▶ **TASK BRIEF**
Output the material beneath exactly, leaving nothing out.

....

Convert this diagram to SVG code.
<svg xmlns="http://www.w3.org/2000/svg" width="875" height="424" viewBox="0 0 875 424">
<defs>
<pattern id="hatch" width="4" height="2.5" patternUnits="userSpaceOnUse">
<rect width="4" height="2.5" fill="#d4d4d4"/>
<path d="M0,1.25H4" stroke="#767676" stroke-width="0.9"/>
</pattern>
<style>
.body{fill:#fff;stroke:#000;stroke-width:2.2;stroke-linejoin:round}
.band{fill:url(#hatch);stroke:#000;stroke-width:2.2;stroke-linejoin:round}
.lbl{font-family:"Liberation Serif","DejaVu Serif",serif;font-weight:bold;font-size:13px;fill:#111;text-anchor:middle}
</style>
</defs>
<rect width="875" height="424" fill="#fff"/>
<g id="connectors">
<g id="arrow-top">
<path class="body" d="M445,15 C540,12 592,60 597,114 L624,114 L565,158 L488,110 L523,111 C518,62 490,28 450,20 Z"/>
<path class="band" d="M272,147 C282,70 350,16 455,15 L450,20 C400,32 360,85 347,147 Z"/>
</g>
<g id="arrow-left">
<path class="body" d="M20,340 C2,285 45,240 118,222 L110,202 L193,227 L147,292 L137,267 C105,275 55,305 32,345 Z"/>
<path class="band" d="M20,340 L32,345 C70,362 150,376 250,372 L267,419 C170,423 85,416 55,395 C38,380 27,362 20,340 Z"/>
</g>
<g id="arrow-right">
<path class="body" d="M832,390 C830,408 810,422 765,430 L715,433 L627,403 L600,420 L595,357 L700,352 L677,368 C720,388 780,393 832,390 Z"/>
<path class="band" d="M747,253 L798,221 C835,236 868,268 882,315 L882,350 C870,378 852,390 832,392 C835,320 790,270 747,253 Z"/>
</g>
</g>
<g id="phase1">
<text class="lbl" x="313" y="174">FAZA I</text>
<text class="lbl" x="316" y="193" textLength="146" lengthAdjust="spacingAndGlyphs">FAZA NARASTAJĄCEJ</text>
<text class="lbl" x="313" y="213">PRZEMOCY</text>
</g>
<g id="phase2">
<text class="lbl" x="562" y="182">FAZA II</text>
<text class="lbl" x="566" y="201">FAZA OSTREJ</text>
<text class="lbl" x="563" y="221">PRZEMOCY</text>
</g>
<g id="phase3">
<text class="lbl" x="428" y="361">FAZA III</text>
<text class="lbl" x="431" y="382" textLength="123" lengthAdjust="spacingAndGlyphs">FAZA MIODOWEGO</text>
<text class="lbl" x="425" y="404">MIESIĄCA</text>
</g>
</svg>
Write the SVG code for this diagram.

....

▶ **EXPECTED ANSWER**
Convert this diagram to SVG code.
<svg xmlns="http://www.w3.org/2000/svg" width="875" height="424" viewBox="0 0 875 424">
<defs>
<pattern id="hatch" width="4" height="2.5" patternUnits="userSpaceOnUse">
<rect width="4" height="2.5" fill="#d4d4d4"/>
<path d="M0,1.25H4" stroke="#767676" stroke-width="0.9"/>
</pattern>
<style>
.body{fill:#fff;stroke:#000;stroke-width:2.2;stroke-linejoin:round}
.band{fill:url(#hatch);stroke:#000;stroke-width:2.2;stroke-linejoin:round}
.lbl{font-family:"Liberation Serif","DejaVu Serif",serif;font-weight:bold;font-size:13px;fill:#111;text-anchor:middle}
</style>
</defs>
<rect width="875" height="424" fill="#fff"/>
<g id="connectors">
<g id="arrow-top">
<path class="body" d="M445,15 C540,12 592,60 597,114 L624,114 L565,158 L488,110 L523,111 C518,62 490,28 450,20 Z"/>
<path class="band" d="M272,147 C282,70 350,16 455,15 L450,20 C400,32 360,85 347,147 Z"/>
</g>
<g id="arrow-left">
<path class="body" d="M20,340 C2,285 45,240 118,222 L110,202 L193,227 L147,292 L137,267 C105,275 55,305 32,345 Z"/>
<path class="band" d="M20,340 L32,345 C70,362 150,376 250,372 L267,419 C170,423 85,416 55,395 C38,380 27,362 20,340 Z"/>
</g>
<g id="arrow-right">
<path class="body" d="M832,390 C830,408 810,422 765,430 L715,433 L627,403 L600,420 L595,357 L700,352 L677,368 C720,388 780,393 832,390 Z"/>
<path class="band" d="M747,253 L798,221 C835,236 868,268 882,315 L882,350 C870,378 852,390 832,392 C835,320 790,270 747,253 Z"/>
</g>
</g>
<g id="phase1">
<text class="lbl" x="313" y="174">FAZA I</text>
<text class="lbl" x="316" y="193" textLength="146" lengthAdjust="spacingAndGlyphs">FAZA NARASTAJĄCEJ</text>
<text class="lbl" x="313" y="213">PRZEMOCY</text>
</g>
<g id="phase2">
<text class="lbl" x="562" y="182">FAZA II</text>
<text class="lbl" x="566" y="201">FAZA OSTREJ</text>
<text class="lbl" x="563" y="221">PRZEMOCY</text>
</g>
<g id="phase3">
<text class="lbl" x="428" y="361">FAZA III</text>
<text class="lbl" x="431" y="382" textLength="123" lengthAdjust="spacingAndGlyphs">FAZA MIODOWEGO</text>
<text class="lbl" x="425" y="404">MIESIĄCA</text>
</g>
</svg>
Write the SVG code for this diagram.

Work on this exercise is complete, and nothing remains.